Housing Costs and the Rise of Affordability Politics

Session Abstract

“Affordability” has emerged as a powerful political frame, driven in large part by the rising cost of housing.  Yet the lack of affordable housing has been a problem in the US for decades.  Why is it so hard to solve the affordability challenge?  This talk situates contemporary concerns over “affordability” within the long arc of housing policy, illustrating how economic trends, policy contradictions, and the growing mismatch between incomes and housing costs produce a political economy that both undermines affordability and complicates agreement on viable solutions.

Speaker Bio

Carolina Reid is an Associate Professor in the Department of City and Regional Planning and the Faculty Research Advisor for the Terner Center for Housing Innovation. Carolina specializes in housing and community development, with a specific focus on access to credit, housing and mortgage markets, urban poverty, and racial inequality.  Current projects with the Terner Center include research to understand the rising costs of construction in California, the benefits of affordable housing for low-income families, and the role of inequalities in mortgage lending post-recession on the racial wealth gap.

Carolina’s work seeks to inform state and federal policy, and she has consulted on projects for the California Department of Housing and Community Development, the U.S. Department of Housing and Urban Development, the Center for Community Capital, Abt Associates, as well as community development nonprofits.  Her scholarship has been covered in national and international media, including the New York Times, the Wall Street Journal, National Public Radio, and local outlets such as the Mercury News and San Francisco Chronicle.

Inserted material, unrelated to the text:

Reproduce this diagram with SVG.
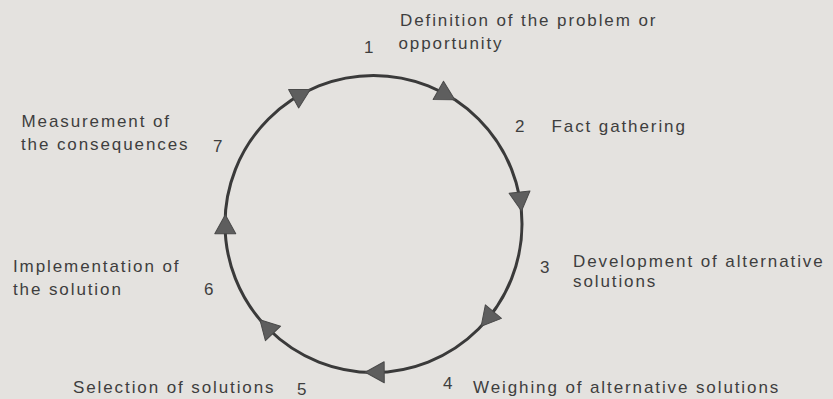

Before joining the faculty at UC Berkeley, Carolina worked for a year at the Center for Responsible Lending, where she undertook policy analyses on how provisions in Dodd-Frank could affect future access to credit for lower-income and minority households. Before that, Carolina served as the Research Manager for the Community Development Department at the Federal Reserve Bank of San Francisco for six years. She has a BA from Stanford University and an MA and PhD from the University of Washington, Seattle.